Weil das Verfahren so großes Potenzial hat, die Kreislaufwirtschaft für Kohlenstoff zu ermöglichen, erhält das Gründerteam seit Mai 2022 eine EXIST-Forschungstransfer Förderung durch das Bundesministerium für Wirtschaft und Klima. Die Förderung unterstützt herausragende forschungsbasierte Gründungsvorhaben, die mit aufwändigen und risikoreichen Entwicklungsarbeiten verbunden sind. „Wir werden die Förderung nutzen, um das Verfahren zu skalieren und zur Industriereife zu bringen“, sagt Lambarth.

„Unser Ziel ist es, unsere Technologie zur Marktreife zu entwickeln, um damit die ganzheitliche Kreislaufwirtschaft zu ermöglichen. Wenn wir das wie geplant schaffen, wird davon nicht nur die Wirtschaft, sondern auch die Gesellschaft profitieren“, so Lambarth.

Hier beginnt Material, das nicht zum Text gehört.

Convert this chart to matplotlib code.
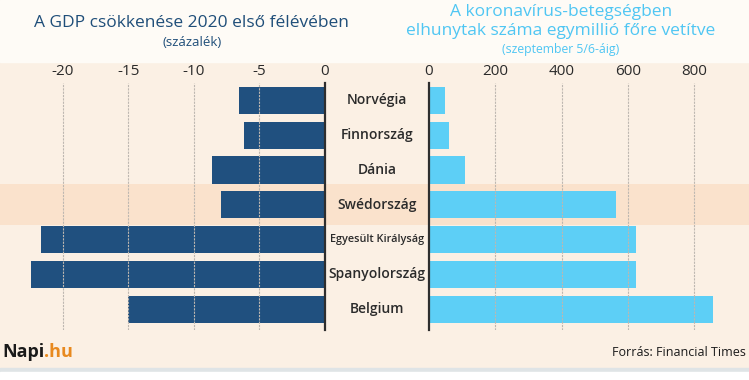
import numpy as np
import matplotlib.pyplot as plt
from matplotlib.patches import Rectangle

# data
countries = ["Norvégia", "Finnország", "Dánia", "Swédország",
             "Egyesült Királyság", "Spanyolország", "Belgium"]
gdp_drop = [-6.6, -6.2, -8.6, -7.9, -21.7, -22.4, -15.0]
deaths_per_million = [48, 60, 108, 565, 624, 624, 856]
gdp_ticks = [-20, -15, -10, -5, 0]
death_ticks = [0, 200, 400, 600, 800]
highlight = "Swédország"

BG = "#fbf0e4"
HEADER = "#fefbf6"
BAND = "#fae2cc"
DARK_BLUE = "#20507f"
LIGHT_BLUE = "#5dcff6"
TITLE_BLUE = "#1f4e79"
TITLE_CYAN = "#4fc6f3"
GRID = "#bdb7b0"

plt.rcParams["font.family"] = ["Open Sans", "DejaVu Sans"]

W, H = 749, 380
fig = plt.figure(figsize=(W / 100, H / 100), dpi=100)
fig.patch.set_facecolor(BG)


def px(x0, y0, x1, y1):
    # pixel box (top-left origin) -> figure rect
    return [x0 / W, 1 - y1 / H, (x1 - x0) / W, (y1 - y0) / H]


# header, bottom strip
fig.add_artist(Rectangle((0, 1 - 62 / H), 1, 62 / H, transform=fig.transFigure,
                         color=HEADER, zorder=0))
fig.add_artist(Rectangle((0, 1 - 372 / H), 1, 4 / H, transform=fig.transFigure,
                         color="#dfe4e6", zorder=0))
fig.add_artist(Rectangle((0, 0), 1, 8 / H, transform=fig.transFigure,
                         color="white", zorder=0))

y = np.arange(len(countries))
ylim = (6.6, -0.5)
hi = countries.index(highlight)

# background axes for the highlight band and the labels
bg = fig.add_axes(px(0, 83, W, 330))
bg.set_xlim(0, W)
bg.set_ylim(*ylim)
bg.axis("off")
bg.axhspan(hi - 0.59, hi + 0.59, color=BAND, lw=0, zorder=0)
for i, c in enumerate(countries):
    small = len(c) > 15
    bg.text(377, i, c, ha="center", va="center",
            fontsize=7.8 if small else 10, fontweight="semibold",
            color="#2b2b2b")

# left panel: GDP
axl = fig.add_axes(px(0, 83, 325, 330))
axl.patch.set_alpha(0)
axl.barh(y, gdp_drop, height=0.78, color=DARK_BLUE, zorder=2)
axl.set_xlim(-24.8, 0)
axl.set_ylim(*ylim)

# right panel: deaths
axr = fig.add_axes(px(429, 83, W, 330))
axr.patch.set_alpha(0)
axr.barh(y, deaths_per_million, height=0.78, color=LIGHT_BLUE, zorder=2)
axr.set_xlim(0, 965)
axr.set_ylim(*ylim)

for ax, ticks, zero_side in ((axl, gdp_ticks, "right"), (axr, death_ticks, "left")):
    for s in ax.spines.values():
        s.set_visible(False)
    ax.spines[zero_side].set_visible(True)
    ax.spines[zero_side].set_color("#2e2e2e")
    ax.spines[zero_side].set_linewidth(1.6)
    ax.spines[zero_side].set_zorder(4)
    ax.set_yticks([])
    ax.xaxis.tick_top()
    ax.set_xticks(ticks)
    ax.set_xticklabels([str(t) for t in ticks])
    ax.tick_params(axis="x", length=0, pad=3, labelsize=11, colors="#2b2b2b")
    for t in ticks:
        if t != 0:
            ax.axvline(t, color=GRID, lw=0.8, ls=(0, (2, 1)), zorder=3)

# titles
fig.text(191 / W, 1 - 23 / H, "A GDP csökkenése 2020 első félévében",
         ha="center", va="center", fontsize=12.5, color=TITLE_BLUE)
fig.text(192 / W, 1 - 43 / H, "(százalék)", ha="center", va="center",
         fontsize=9.5, color=TITLE_BLUE)
fig.text(561 / W, 1 - 12 / H, "A koronavírus-betegségben",
         ha="center", va="center", fontsize=12.5, color=TITLE_CYAN)
fig.text(561 / W, 1 - 31 / H, "elhunytak száma egymillió főre vetítve",
         ha="center", va="center", fontsize=12.5, color=TITLE_CYAN)
fig.text(561 / W, 1 - 50 / H, "(szeptember 5/6-áig)",
         ha="center", va="center", fontsize=8.8, color=TITLE_CYAN)

# footer
t1 = fig.text(2 / W, 1 - 352 / H, "Napi", ha="left", va="center",
              fontsize=13, fontweight="bold", color="#1a1a1a")
fig.canvas.draw()
bb = t1.get_window_extent()
fig.text(bb.x1 / W, 1 - 352 / H, ".hu", ha="left", va="center",
         fontsize=13, fontweight="bold", color="#e8891e")
fig.text(746 / W, 1 - 353 / H, "Forrás: Financial Times", ha="right",
         va="center", fontsize=9, color="#1a1a1a")

fig.savefig("out.png", dpi=100, facecolor=fig.get_facecolor())
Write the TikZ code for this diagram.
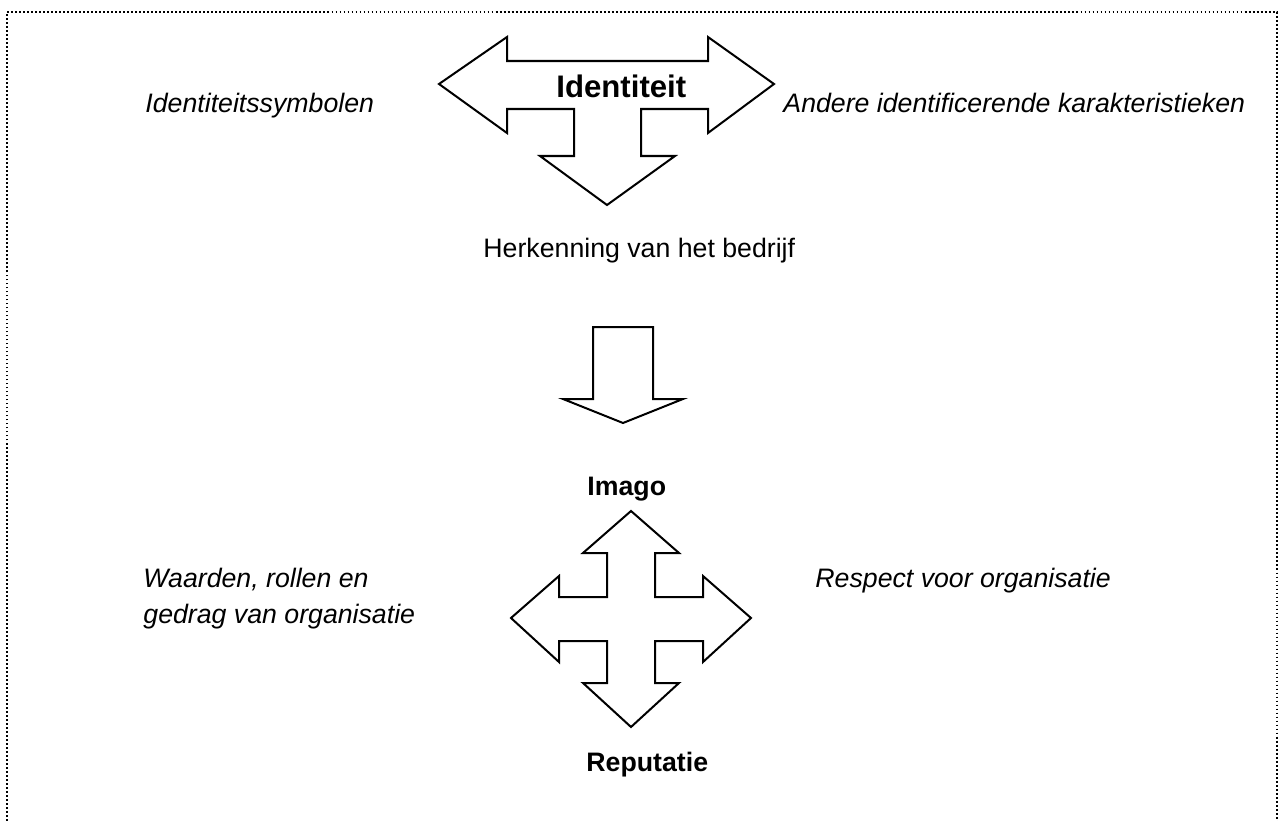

Dafür haben die drei Forschenden nun eineinhalb Jahre Zeit. Unterstützt werden sie von Dominik Novakovic, der als Betriebswirt unter anderem seine Erfahrungen in der Beratung von Deep Tech Startups in das Gründungsprojekt mit einbringen wird, sowie von Professor Kai Peter Birke vom Institut für Photovoltaik mit dessen Gründungserfahrung. Insgesamt forschen die drei Gründer*innen schon seit drei Jahren an Plasmatechnologie für eine nachhaltige Zukunft. Ihr Bindeglied zur Industrie ist die Stuttgarter Initiative CHEMampere, die sich mit der Elektrifizierung der Chemieindustrie befasst.